Biotech Updates

Soybean Gets New Defense Against Soybean Cyst Nematodes

April 23, 2014

Previous Arabidopsis thaliana studies have found that salicylic acid (SA) is the hormone that triggers the plant defense response against biotrophic and hemi-biotrophic pathogens as well as limit nematode reproduction. On the other hand, jasmonic acid (JA) is critical to defense response against necrotrophic pathogens. This knowledge derived from Arabidopsis studies were translated to soybean.

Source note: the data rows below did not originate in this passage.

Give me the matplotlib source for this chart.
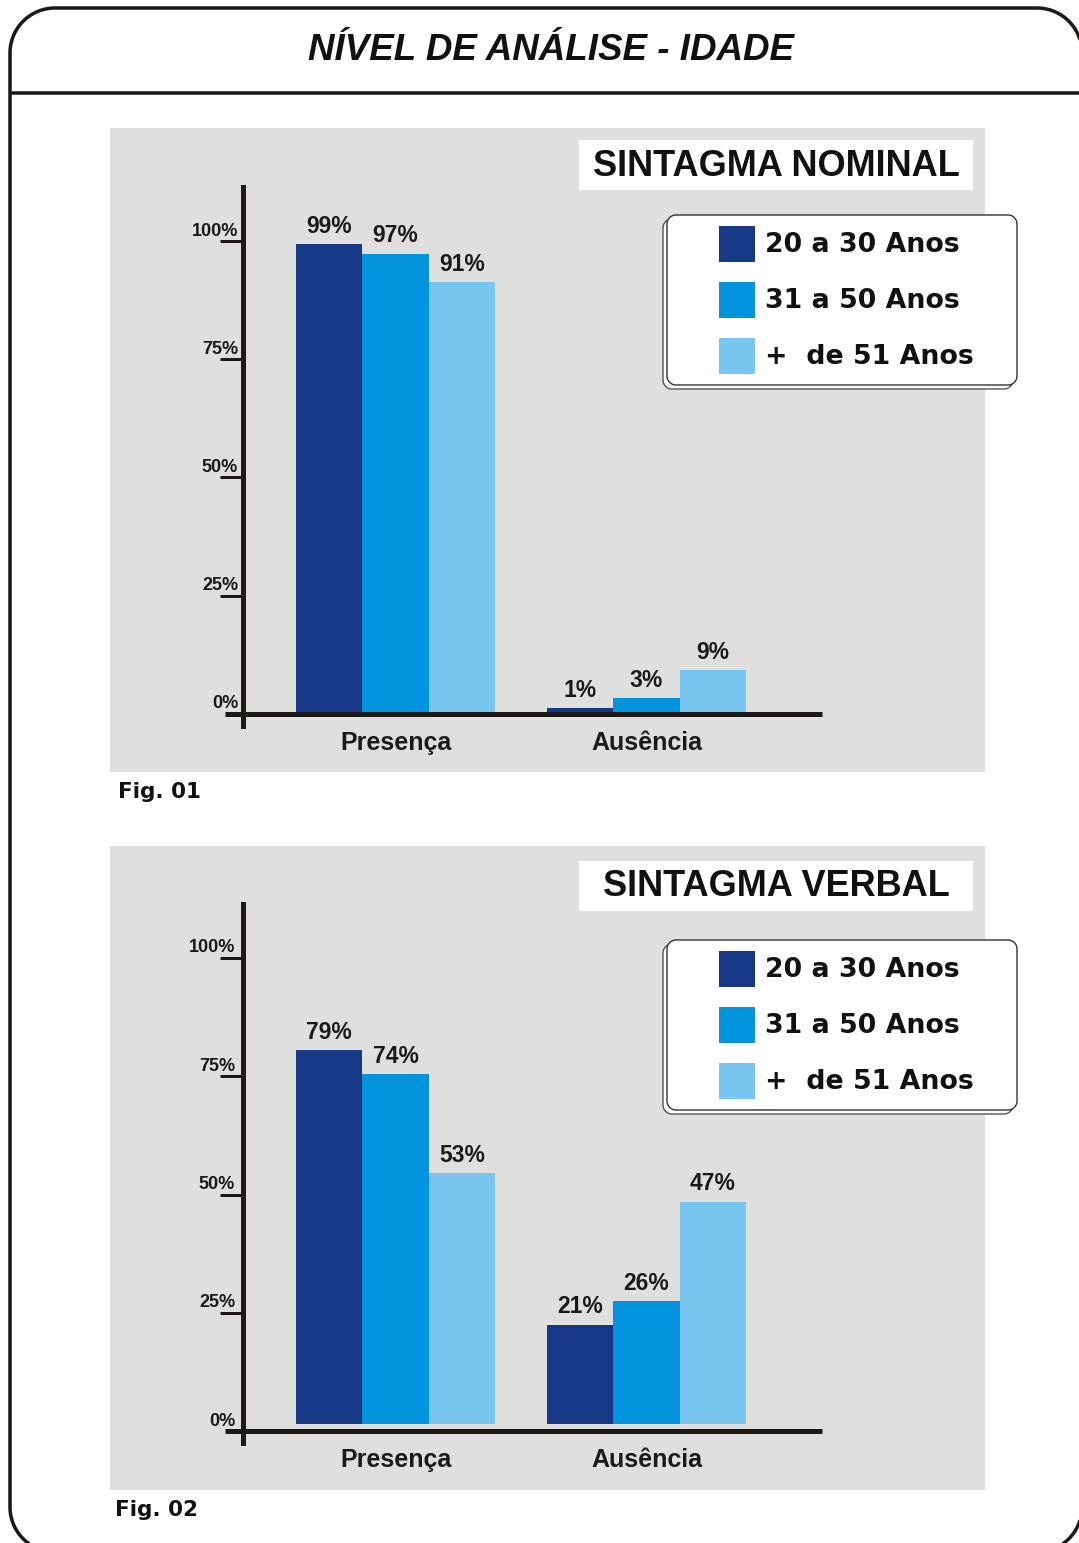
import matplotlib

matplotlib.use("Agg")

import matplotlib.pyplot as plt
import numpy as np
from matplotlib.patches import Polygon, Rectangle

W, H = 1079, 1543
DPI = 100
PT = 72.0 / DPI  # points per pixel

CATEGORIES = ["Presença", "Ausência"]
AGE_GROUPS = ["20 a 30 Anos", "31 a 50 Anos", "+  de 51 Anos"]
AGE_COLORS = ["#173884", "#0394dd", "#78c5f0"]

# percentages per age group: [Presença, Ausência]
NOMINAL_20_30 = [99, 1]
NOMINAL_31_50 = [97, 3]
NOMINAL_51 = [91, 9]
VERBAL_20_30 = [79, 21]
VERBAL_31_50 = [74, 26]
VERBAL_51 = [53, 47]

Y_TICKS = [0, 25, 50, 75, 100]
TITLE = "NÍVEL DE ANÁLISE - IDADE"
PANEL_TITLES = ["SINTAGMA NOMINAL", "SINTAGMA VERBAL"]
FIG_LABELS = ["Fig. 01", "Fig. 02"]

INK = "#1c1917"
PANEL_BG = "#dfdfdd"

# pixel layout of the two panels
PANELS = [
    {
        "series": [NOMINAL_20_30, NOMINAL_31_50, NOMINAL_51],
        "bg": (110, 128, 985, 772),
        "title_box": (579, 140, 973, 190),
        "legend": (667, 215, 1017, 385),
        "axis_top": 185, "axis_bottom": 729,
        "zero": 712.5, "axis_line": 714,
        "tick_dx": -5, "fig_label": (118, 792),
    },
    {
        "series": [VERBAL_20_30, VERBAL_31_50, VERBAL_51],
        "bg": (110, 846, 985, 1490),
        "title_box": (579, 861, 973, 911),
        "legend": (667, 940, 1017, 1110),
        "axis_top": 902, "axis_bottom": 1446,
        "zero": 1424, "axis_line": 1431,
        "tick_dx": -8, "fig_label": (115, 1510),
    },
]

SCALE = 4.73          # pixels per percentage point
GROUP_X0 = 395.5      # pixel x of the first group centre
GROUP_DX = 251.0      # pixels between group centres
BAR_W = 66.5 / GROUP_DX
AX_LEFT, AX_RIGHT = 214, 826
YAXIS_X, XAXIS_L, XAXIS_R, TICK_L = 243, 225, 822, 220


def to_x(px):
    return (px - GROUP_X0) / GROUP_DX


def rounded_rect(x0, y0, x1, y1, r, n=24):
    """Outline of a rounded rectangle in y-down pixel coordinates."""
    corners = [
        (x1 - r, y0 + r, -90, 0),
        (x1 - r, y1 - r, 0, 90),
        (x0 + r, y1 - r, 90, 180),
        (x0 + r, y0 + r, 180, 270),
    ]
    pts = []
    for cx, cy, a0, a1 in corners:
        t = np.radians(np.linspace(a0, a1, n))
        pts.append(np.column_stack([cx + r * np.cos(t), cy + r * np.sin(t)]))
    return np.vstack(pts)


fig = plt.figure(figsize=(W / DPI, H / DPI), dpi=DPI)
fig.patch.set_facecolor("white")

bg = fig.add_axes([0, 0, 1, 1])
bg.set_xlim(0, W)
bg.set_ylim(H, 0)
bg.axis("off")

# outer rounded frame and header rule
bg.add_patch(Polygon(rounded_rect(10, 8, 1082, 1552, 45), closed=True,
                     fill=False, ec=INK, lw=3.5 * PT, joinstyle="round"))
bg.plot([10, W], [93, 93], color=INK, lw=3.5 * PT, solid_capstyle="butt")
bg.text(551, 50, TITLE, ha="center", va="center", family="Liberation Sans",
        fontweight="bold", style="italic", fontsize=26.5, color="#111111")

for panel, box_title, fig_label in zip(PANELS, PANEL_TITLES, FIG_LABELS):
    x0, y0, x1, y1 = panel["bg"]
    bg.add_patch(Rectangle((x0, y0), x1 - x0, y1 - y0, fc=PANEL_BG, ec="none"))

    tx0, ty0, tx1, ty1 = panel["title_box"]
    bg.add_patch(Rectangle((tx0, ty0), tx1 - tx0, ty1 - ty0, fc="white", ec="none"))
    bg.text((tx0 + tx1) / 2, (ty0 + ty1) / 2 + 1, box_title, ha="center",
            va="center", family="Liberation Sans", fontweight="bold",
            fontsize=26, color="#111111")

    # legend box with an offset outline behind it
    lx0, ly0, lx1, ly1 = panel["legend"]
    bg.add_patch(Polygon(rounded_rect(lx0 - 4, ly0 + 4, lx1 - 4, ly1 + 4, 9),
                         closed=True, fc="white", ec="#555555", lw=1.4 * PT))
    bg.add_patch(Polygon(rounded_rect(lx0, ly0, lx1, ly1, 9),
                         closed=True, fc="white", ec="#333333", lw=1.4 * PT))
    for i, (name, color) in enumerate(zip(AGE_GROUPS, AGE_COLORS)):
        sy = ly0 + 11 + i * 56
        bg.add_patch(Rectangle((lx0 + 52, sy), 36, 36, fc=color, ec="none"))
        bg.text(lx0 + 98, sy + 19, name, ha="left", va="center",
                family="DejaVu Sans", fontweight="bold", fontsize=19.3,
                color="#111111")

    bg.text(*panel["fig_label"], fig_label, ha="left", va="center",
            family="DejaVu Sans", fontweight="bold", fontsize=15.5,
            color="#111111")

    # bar chart
    top, bottom, zero = panel["axis_top"], panel["axis_bottom"], panel["zero"]
    ax = fig.add_axes([AX_LEFT / W, 1 - bottom / H,
                       (AX_RIGHT - AX_LEFT) / W, (bottom - top) / H])
    ax.set_xlim(to_x(AX_LEFT), to_x(AX_RIGHT))
    ax.set_ylim(-(bottom - zero) / SCALE, (zero - top) / SCALE)
    ax.axis("off")

    base = (zero - panel["axis_line"]) / SCALE
    x = np.arange(len(CATEGORIES))
    for i, (values, color) in enumerate(zip(panel["series"], AGE_COLORS)):
        bx = x + (i - 1) * BAR_W
        ax.bar(bx, values, width=BAR_W, color=color, linewidth=0, zorder=2)
        for xi, v in zip(bx, values):
            ax.annotate(f"{v}%", (xi, v), xytext=(0, 4.5),
                        textcoords="offset points", ha="center", va="bottom",
                        family="Liberation Sans", fontweight="bold",
                        fontsize=16.5, color="#1a1a1a")

    ax.axvline(to_x(YAXIS_X), color=INK, lw=5 * PT, zorder=3)
    ax.plot([to_x(XAXIS_L), to_x(XAXIS_R)], [base, base], color=INK,
            lw=5 * PT, solid_capstyle="butt", zorder=3)
    ticks = np.array(Y_TICKS) + base
    ax.hlines(ticks[1:], to_x(TICK_L), to_x(YAXIS_X), color=INK,
              lw=3 * PT, zorder=3)
    for t, v in zip(ticks, Y_TICKS):
        ax.annotate(f"{v}%", (to_x(YAXIS_X), t),
                    xytext=(panel["tick_dx"] * PT, 1.5 * PT),
                    textcoords="offset points", ha="right", va="bottom",
                    family="Liberation Sans", fontweight="bold",
                    fontsize=13, color="#1a1a1a")

    for xi, name in zip(x, CATEGORIES):
        ax.annotate(name, (xi, base), xytext=(0, -29 * PT),
                    textcoords="offset points", ha="center", va="center",
                    family="Liberation Sans", fontweight="bold",
                    fontsize=18, color="#1a1a1a")

fig.savefig("out.png", dpi=DPI, facecolor=fig.get_facecolor())
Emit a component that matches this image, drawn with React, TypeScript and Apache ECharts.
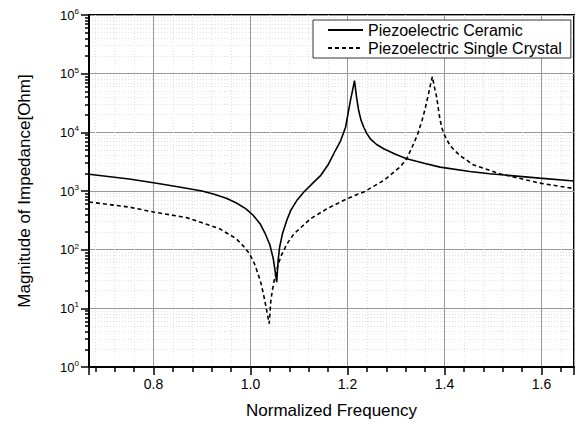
import React, { useEffect, useRef } from "react";
import * as echarts from "echarts";

const ceramicFreq = [0.667, 0.75, 0.8, 0.85, 0.9, 0.925, 0.95, 0.97, 0.99, 1.005, 1.02, 1.03, 1.04, 1.047, 1.051, 1.054, 1.057, 1.06, 1.066, 1.075, 1.083, 1.095, 1.11, 1.13, 1.145, 1.16, 1.175, 1.186, 1.196, 1.206, 1.21, 1.2144, 1.219, 1.223, 1.228, 1.2335, 1.24, 1.247, 1.26, 1.2745, 1.3, 1.322, 1.36, 1.391, 1.452, 1.493, 1.596, 1.667];
const ceramicZ = [1930, 1600, 1384, 1180, 1000, 880, 750, 630, 500, 390, 275, 190, 120, 70, 42, 28, 66, 110, 188, 320, 468, 680, 960, 1400, 1850, 2800, 4900, 7250, 12200, 34800, 50000, 76000, 38000, 23500, 16000, 12200, 9500, 7760, 6200, 5250, 4200, 3540, 2950, 2550, 2150, 1970, 1660, 1480];

const crystalFreq = [0.667, 0.75, 0.8, 0.868, 0.936, 0.97, 0.987, 0.9975, 1.008, 1.015, 1.0215, 1.027, 1.032, 1.036, 1.0385, 1.04, 1.042, 1.045, 1.049, 1.055, 1.062, 1.075, 1.09, 1.124, 1.158, 1.1995, 1.223, 1.2335, 1.2745, 1.309, 1.322, 1.336, 1.345, 1.3535, 1.36, 1.367, 1.371, 1.375, 1.379, 1.384, 1.389, 1.394, 1.4, 1.411, 1.42, 1.432, 1.445, 1.459, 1.514, 1.596, 1.667];
const crystalZ = [650, 532, 438, 352, 228, 155, 111, 86, 58, 40, 27, 17, 10.6, 7, 5.5, 8, 13.8, 20, 30, 48, 75, 125, 188, 338, 500, 741, 893, 960, 1510, 2600, 3540, 6300, 9500, 15800, 25000, 45200, 65000, 89000, 60000, 39500, 20000, 12200, 9000, 6000, 5000, 4000, 3400, 2800, 1970, 1365, 1100];

const seriesNames = ["Piezoelectric Ceramic", "Piezoelectric Single Crystal"];
const xTitle = "Normalized Frequency";
const yTitle = "Magnitude of Impedance[Ohm]";

const FONT = "'Liberation Sans', Arial, sans-serif";

export default function App() {
  const ref = useRef<HTMLDivElement>(null);
  useEffect(() => {
    if (!ref.current) return;
    const chart = echarts.init(ref.current, undefined, { renderer: "svg" });
    const pairs = (xs: number[], ys: number[]) => xs.map((x, i) => [x, ys[i]]);
    chart.setOption({
      animation: false,
      backgroundColor: "#fff",
      textStyle: { fontFamily: FONT },
      grid: {
        left: 89,
        right: 4,
        top: 15,
        bottom: 58,
        show: true,
        borderColor: "#000",
        borderWidth: 2,
        backgroundColor: "transparent",
      },
      legend: {
        orient: "vertical",
        left: 313,
        top: 20,
        backgroundColor: "#fff",
        borderColor: "#333",
        borderWidth: 1,
        borderRadius: 0,
        padding: [2, 9, 2, 14],
        itemWidth: 35,
        itemHeight: 14,
        itemGap: 2,
        itemStyle: { color: "transparent", borderWidth: 0, opacity: 0 },
        textStyle: { fontSize: 16, color: "#000", fontFamily: FONT },
        data: seriesNames,
      },
      xAxis: {
        type: "value",
        min: 0.667,
        max: 1.667,
        splitNumber: 5,
        name: xTitle,
        nameLocation: "middle",
        nameGap: 35,
        nameTextStyle: { fontSize: 17, color: "#000", fontFamily: FONT },
        axisLine: { show: true, onZero: false, lineStyle: { color: "#000", width: 2 } },
        axisTick: { show: true, inside: false, length: 8, lineStyle: { color: "#000", width: 1.5 } },
        minorTick: { show: true, splitNumber: 5, length: 5, lineStyle: { color: "#000", width: 1.5 } },
        axisLabel: {
          fontSize: 14,
          color: "#000",
          margin: 10,
          showMinLabel: false,
          showMaxLabel: false,
          formatter: (v: number) => v.toFixed(1),
        },
        splitLine: { show: true, lineStyle: { color: "#999", width: 1 } },
        minorSplitLine: { show: true, lineStyle: { color: "#e2e2e2", width: 1, type: [1, 2] } },
      },
      yAxis: {
        type: "log",
        logBase: 10,
        min: 1,
        max: 1000000,
        splitNumber: 6,
        name: yTitle,
        nameLocation: "middle",
        nameGap: 56,
        nameTextStyle: { fontSize: 17, color: "#000", fontFamily: FONT },
        axisLine: { show: true, onZero: false, lineStyle: { color: "#000", width: 2 } },
        axisTick: { show: true, inside: false, length: 8, lineStyle: { color: "#000", width: 1.5 } },
        minorTick: { show: true, splitNumber: 9, length: 4, lineStyle: { color: "#000", width: 1.5 } },
        axisLabel: {
          fontSize: 13,
          color: "#000",
          margin: 10,
          formatter: (v: number) => `10{sup|${Math.round(Math.log10(v))}}`,
          rich: {
            sup: { fontSize: 8, verticalAlign: "top", padding: [0, 0, 7, 0], color: "#000" },
          },
        },
        splitLine: { show: true, lineStyle: { color: "#999", width: 1 } },
        minorSplitLine: { show: true, lineStyle: { color: "#e2e2e2", width: 1, type: [1, 2] } },
      },
      series: [
        {
          name: seriesNames[0],
          type: "line",
          data: pairs(ceramicFreq, ceramicZ),
          symbol: "none",
          smooth: false,
          lineStyle: { color: "#000", width: 1.6, type: "solid" },
          itemStyle: { color: "#000" },
          z: 5,
        },
        {
          name: seriesNames[1],
          type: "line",
          data: pairs(crystalFreq, crystalZ),
          symbol: "none",
          smooth: false,
          lineStyle: { color: "#000", width: 1.6, type: [4, 3] },
          itemStyle: { color: "#000" },
          z: 5,
        },
      ],
    });
    return () => chart.dispose();
  }, []);
  return <div ref={ref} style={{ position: "fixed", left: 0, top: 0, width: 578, height: 425 }} />;
}
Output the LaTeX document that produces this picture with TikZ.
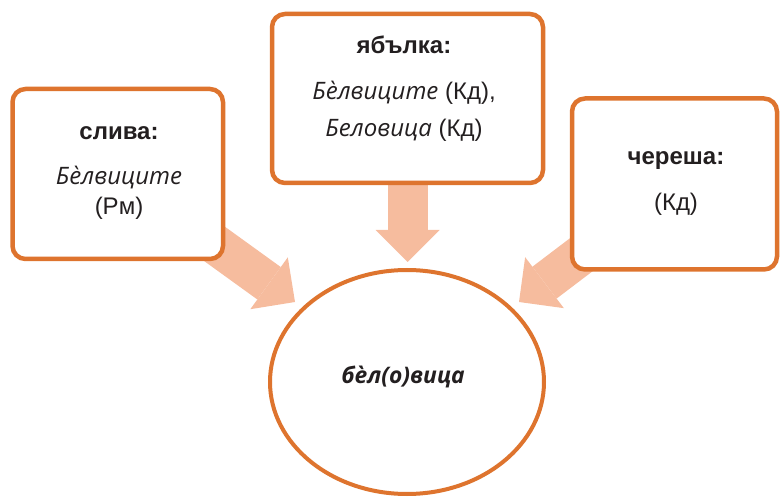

Several Arabidopsis genes coding for components of SA and JA synthesis and signaling in conferring resistance to soybean cyst nematode (SCN: Heterodera glycines) were tested. Three overexpressed Arabidoposis genes in transgenic soybean roots decreased the number of cysts formed by SCN to less than 50% compared to control roots. These three genes were AtNPR1, AtTGA2 and AtPR-5. Another three Arabidopsis genes decreased the number of SCN cysts by at least 40%, namely, AtACBP3, AtACD2 and AtCM-3. Meanwhile, overexpression of another Arabidopsis gene, AtDND1, greatly increased susceptibility to SCN.

Knowledge of the pathogen defense system gained from studies of Arabidopsis can be directly translated to soybean through direct overexpression of these genes. This demonstrates functional compatibility of Arabidopsis genes with soybean and may be used to engineer resistance to nematodes.